Critical CWEs in AI-Generated Code
| CWE ID | Name | AI Frequency | Impact |
|---|---|---|---|
| CWE-89 | SQL Injection | Very high | Data breach, data manipulation |
| CWE-798 | Hardcoded Credentials | High | Unauthorized access |
| CWE-79 | Cross-Site Scripting | High | Session hijacking, phishing |
| CWE-327 | Broken Crypto Algorithm | Medium | Data exposure |
| CWE-862 | Missing Authorization | Medium | Privilege escalation |
| CWE-400 | Uncontrolled Resource | Medium | Denial of Service |
SAST for AI Code: Tools and Configuration
Static Application Security Testing (SAST) is the first line of defense against vulnerabilities in AI-generated code. SAST tools analyze source code without executing it, identifying insecure code patterns, vulnerable configurations and security best practice violations.
# Semgrep configuration for AI-generated code
# .semgrep.yml
rules:
- id: ai-sql-injection
patterns:
- pattern: |
$QUERY = f"... {$VAR} ..."
$DB.execute($QUERY)
message: "Possible SQL injection: use parameterized queries"
languages: [python]
severity: ERROR
metadata:
cwe: "CWE-89"
confidence: HIGH
ai-specific: true
- id: ai-hardcoded-secret
patterns:
- pattern: |
$KEY = "..."
- metavariable-regex:
metavariable: $KEY
regex: ".*(secret|key|token|password|api_key).*"
message: "Hardcoded credential: use environment variables"
languages: [python]
severity: ERROR
metadata:
cwe: "CWE-798"
- id: ai-insecure-hash
patterns:
- pattern: hashlib.md5(...)
- pattern: hashlib.sha1(...)
message: "Weak hashing algorithm: use SHA-256 or bcrypt"
languages: [python]
severity: WARNING
metadata:
cwe: "CWE-327"
Security Scanning Pipeline
An effective security scanning pipeline for AI code must include multiple analysis layers: secret detection (pre-commit), SAST (CI), dependency scanning (CI) and DAST (staging). Each layer intercepts different categories of vulnerabilities, creating defense in depth.
Recommended Security Scanning Layers
- Pre-commit: Secret detection with git-secrets or detect-secrets to block credentials before commit
- Pull Request: SAST with Semgrep, CodeQL or Snyk Code for source code analysis
- CI Pipeline: Dependency scanning with Dependabot, Snyk or OWASP Dependency-Check
- Staging: DAST with OWASP ZAP or Burp Suite for running application testing
- Production: Runtime protection with RASP and continuous vulnerability monitoring
AI-Specific Security Anti-Patterns
Beyond classic vulnerabilities, AI code presents specific security anti-patterns that derive from the nature of the generation process. These patterns are difficult to identify with traditional scanners and require custom rules.
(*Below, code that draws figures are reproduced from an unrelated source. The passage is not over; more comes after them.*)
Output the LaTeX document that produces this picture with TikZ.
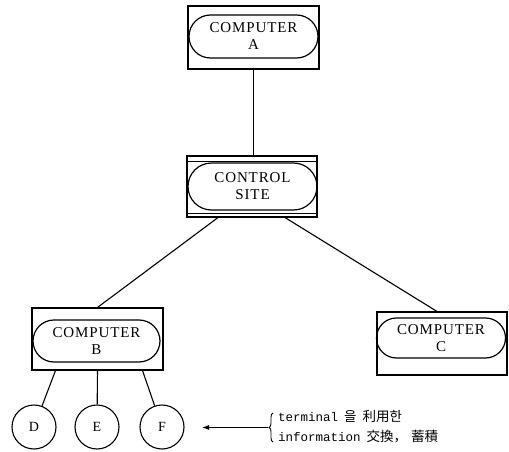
\documentclass[tikz,border=0pt]{standalone}
\usepackage{fontspec}
\setmainfont{Liberation Serif}
\newfontfamily\labelfont[LetterSpace=6]{Liberation Serif}
\newfontfamily\notefont{Liberation Mono}
\newfontfamily\cjkfont{Noto Sans CJK KR}
\usetikzlibrary{decorations.pathreplacing,arrows.meta}

\newcommand{\latinpart}[1]{{\notefont\fontsize{12.5}{14}\selectfont #1}}
\newcommand{\hangulpart}[1]{{\cjkfont\fontsize{13.5}{14}\selectfont #1}}

\begin{document}
\begin{tikzpicture}[x=1pt,y=-1pt,
  outerbox/.style={draw, rectangle, line width=1.1pt, inner sep=0pt},
  pill/.style={draw, rectangle, line width=1.2pt, inner sep=0pt, align=center,
    font=\labelfont\fontsize{15}{17}\selectfont},
  station/.style={draw, circle, line width=1.1pt, minimum size=44pt, inner sep=0pt,
    font=\fontsize{14}{16}\selectfont},
  link/.style={line width=1.1pt},
  note/.style={anchor=west, inner sep=0pt}]
\useasboundingbox (0,0) rectangle (509,452);

% computer A
\node[outerbox, minimum width=131pt, minimum height=63pt] (Abox) at (253.5,37.5) {};
\node[pill, rounded corners=21.5pt, minimum width=129pt, minimum height=43pt] (A) at (253.5,36.5) {COMPUTER\\A};

% control site, with doubled top and bottom edges
\node[outerbox, minimum width=130pt, minimum height=61pt] (ctrlbox) at (252,186.5) {};
\draw[line width=0.9pt] ([yshift=-6pt]ctrlbox.north west) -- ([yshift=-6pt]ctrlbox.north east);
\draw[line width=0.9pt] ([yshift=4pt]ctrlbox.south west) -- ([yshift=4pt]ctrlbox.south east);
\node[pill, rounded corners=23.5pt, minimum width=129pt, minimum height=47pt] (ctrl) at (252.5,186.5) {CONTROL\\SITE};

% computer B
\node[outerbox, minimum width=131pt, minimum height=62pt] (Bbox) at (97.5,339) {};
\node[pill, rounded corners=21pt, minimum width=127pt, minimum height=42pt] (B) at (96.5,341) {COMPUTER\\B};

% computer C
\node[outerbox, minimum width=130pt, minimum height=63pt] (Cbox) at (442,343.5) {};
\node[pill, rounded corners=20pt, minimum width=129pt, minimum height=40pt] (C) at (441,338) {COMPUTER\\C};

% terminals
\node[station] (D) at (34,427) {D};
\node[station] (E) at (97,427) {E};
\node[station] (F) at (162,427) {F};

% links
\draw[link] (Abox.south) -- (Abox.south |- ctrlbox.north);
\draw[link] ([xshift=-34pt]ctrlbox.south) -- (Bbox.north);
\draw[link] ([xshift=33pt]ctrlbox.south) -- ([xshift=-5pt]Cbox.north);
\draw[link] ([xshift=-42pt]Bbox.south) -- (D);
\draw[link] (Bbox.south) -- (E);
\draw[link] ([xshift=45pt]Bbox.south) -- (F);

% annotation
\node[note] (note1) at (278,416) {\latinpart{terminal}\hspace{6pt}\hangulpart{을}\hspace{6pt}\hangulpart{利用한}};
\node[note] (note2) at (278,437) {\latinpart{information}\hspace{6pt}\hangulpart{交換，}\hspace{4pt}\hangulpart{蓄積}};
\draw[line width=0.9pt, decorate, decoration={brace, amplitude=4pt}] (273,442) -- (273,413);
\coordinate (bracetip) at (268,427.5);
\coordinate (arrowend) at (202,427.5);
\draw[link, -{Latex[length=7pt,width=5pt]}] (bracetip) -- (arrowend);
\end{tikzpicture}
\end{document}
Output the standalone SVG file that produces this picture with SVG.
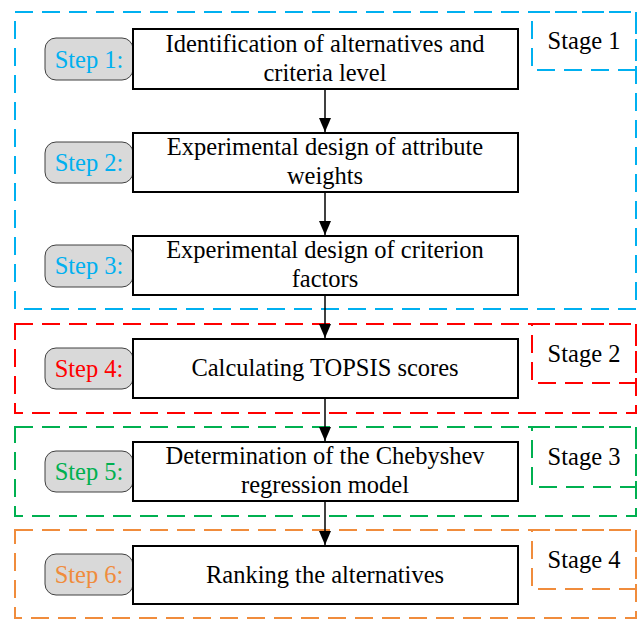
<svg xmlns="http://www.w3.org/2000/svg" width="638" height="620" viewBox="0 0 638 620">
<defs>
<marker id="arr" markerWidth="14" markerHeight="12" refX="14" refY="6" orient="auto" markerUnits="userSpaceOnUse" viewBox="0 0 14 12">
<path d="M0,0 L14,6 L0,12 Z" fill="#000"/>
</marker>
<style>
.stage{fill:none;stroke-width:2;stroke-dasharray:18 9}
.box{fill:#fff;stroke:#000;stroke-width:2}
.pill{fill:#d9d9d9;stroke:#404040;stroke-width:1}
.t{font-family:"Liberation Serif","Times New Roman",serif;font-size:24.5px;fill:#000;text-anchor:middle}
.blue{stroke:#00b0f0}.red{stroke:#ff0000}.green{stroke:#00b050}.orange{stroke:#f08c3c}
.cb{fill:#00b0f0}.cr{fill:#ff0000}.cg{fill:#00b050}.co{fill:#f08c3c}
.conn{stroke:#000;stroke-width:1.5;fill:none}
</style>
</defs>
<rect width="638" height="620" fill="#fff"/>

<g id="stage1">
<rect class="stage blue" x="15" y="12" width="621" height="297"/>
<rect class="stage blue" x="532" y="12" width="104" height="58"/>
<text class="t" x="584" y="49">Stage 1</text>
</g>
<g id="stage2">
<rect class="stage red" x="15" y="324" width="621" height="89"/>
<rect class="stage red" x="532" y="324" width="104" height="59"/>
<text class="t" x="584" y="362">Stage 2</text>
</g>
<g id="stage3">
<rect class="stage green" x="15" y="427" width="621" height="89"/>
<rect class="stage green" x="532" y="427" width="104" height="60"/>
<text class="t" x="584" y="465">Stage 3</text>
</g>
<g id="stage4">
<rect class="stage orange" x="15" y="530" width="621" height="88"/>
<rect class="stage orange" x="532" y="530" width="104" height="59"/>
<text class="t" x="584" y="568">Stage 4</text>
</g>

<g id="connectors">
<line class="conn" x1="325" y1="89" x2="325" y2="132" marker-end="url(#arr)"/>
<line class="conn" x1="325" y1="192" x2="325" y2="235" marker-end="url(#arr)"/>
<line class="conn" x1="325" y1="295" x2="325" y2="338" marker-end="url(#arr)"/>
<line class="conn" x1="325" y1="398" x2="325" y2="441" marker-end="url(#arr)"/>
<line class="conn" x1="325" y1="501" x2="325" y2="545" marker-end="url(#arr)"/>
</g>

<g id="step1">
<rect class="pill" x="45" y="38" width="88" height="42" rx="11"/>
<text class="t cb" x="89" y="68">Step 1:</text>
<rect class="box" x="133" y="29" width="385" height="60"/>
<text class="t" x="325" y="52">Identification of alternatives and</text>
<text class="t" x="325" y="81">criteria level</text>
</g>
<g id="step2">
<rect class="pill" x="45" y="142" width="88" height="41" rx="11"/>
<text class="t cb" x="89" y="171">Step 2:</text>
<rect class="box" x="133" y="133" width="385" height="59"/>
<text class="t" x="325" y="155">Experimental design of attribute</text>
<text class="t" x="325" y="184">weights</text>
</g>
<g id="step3">
<rect class="pill" x="45" y="245" width="88" height="42" rx="11"/>
<text class="t cb" x="89" y="274">Step 3:</text>
<rect class="box" x="133" y="236" width="385" height="59"/>
<text class="t" x="325" y="258">Experimental design of criterion</text>
<text class="t" x="325" y="287">factors</text>
</g>
<g id="step4">
<rect class="pill" x="45" y="348" width="88" height="41" rx="11"/>
<text class="t cr" x="89" y="377">Step 4:</text>
<rect class="box" x="133" y="339" width="385" height="59"/>
<text class="t" x="325" y="376">Calculating TOPSIS scores</text>
</g>
<g id="step5">
<rect class="pill" x="45" y="451" width="88" height="41" rx="11"/>
<text class="t cg" x="89" y="480">Step 5:</text>
<rect class="box" x="133" y="442" width="385" height="59"/>
<text class="t" x="325" y="464">Determination of the Chebyshev</text>
<text class="t" x="325" y="493">regression model</text>
</g>
<g id="step6">
<rect class="pill" x="45" y="554" width="88" height="41" rx="11"/>
<text class="t co" x="89" y="583">Step 6:</text>
<rect class="box" x="133" y="546" width="385" height="58"/>
<text class="t" x="325" y="583">Ranking the alternatives</text>
</g>
</svg>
- Over-permissive error messages: AI generates error messages that expose internal system details
- Sensitive data logging: personal information, tokens and credentials end up in logs
- Trust boundary violations: AI does not distinguish between trusted and untrusted input
- Race conditions: AI generates concurrent code without proper synchronization
- Insecure deserialization: use of pickle, eval or JSON.parse without validation
Automated Remediation
Vulnerabilities found in AI code can often be corrected automatically. Tools like Semgrep, CodeQL and Snyk support autofix that transforms insecure patterns into secure versions. This approach reduces the burden on developers and accelerates the fix cycle.
Automated remediation is particularly effective for the most common and well-defined vulnerabilities such as SQL injection, hardcoded secrets and weak cryptographic algorithms, where the secure transformation is deterministic and well-documented.
Conclusions
The security of AI-generated code cannot be left to developer goodwill. Statistics show that vulnerabilities are significantly more frequent and error patterns are predictable. This makes it possible to build effective defenses through automated scanning, custom rules and integrated security pipelines.
In the next article we will explore test intelligence: how to generate smart tests for AI code, using mutation testing, property-based testing and fuzzing to discover defects that traditional tests do not catch.
Security is not an option, it is a requirement. And for AI-generated code, this requirement must be automated and verified at every commit.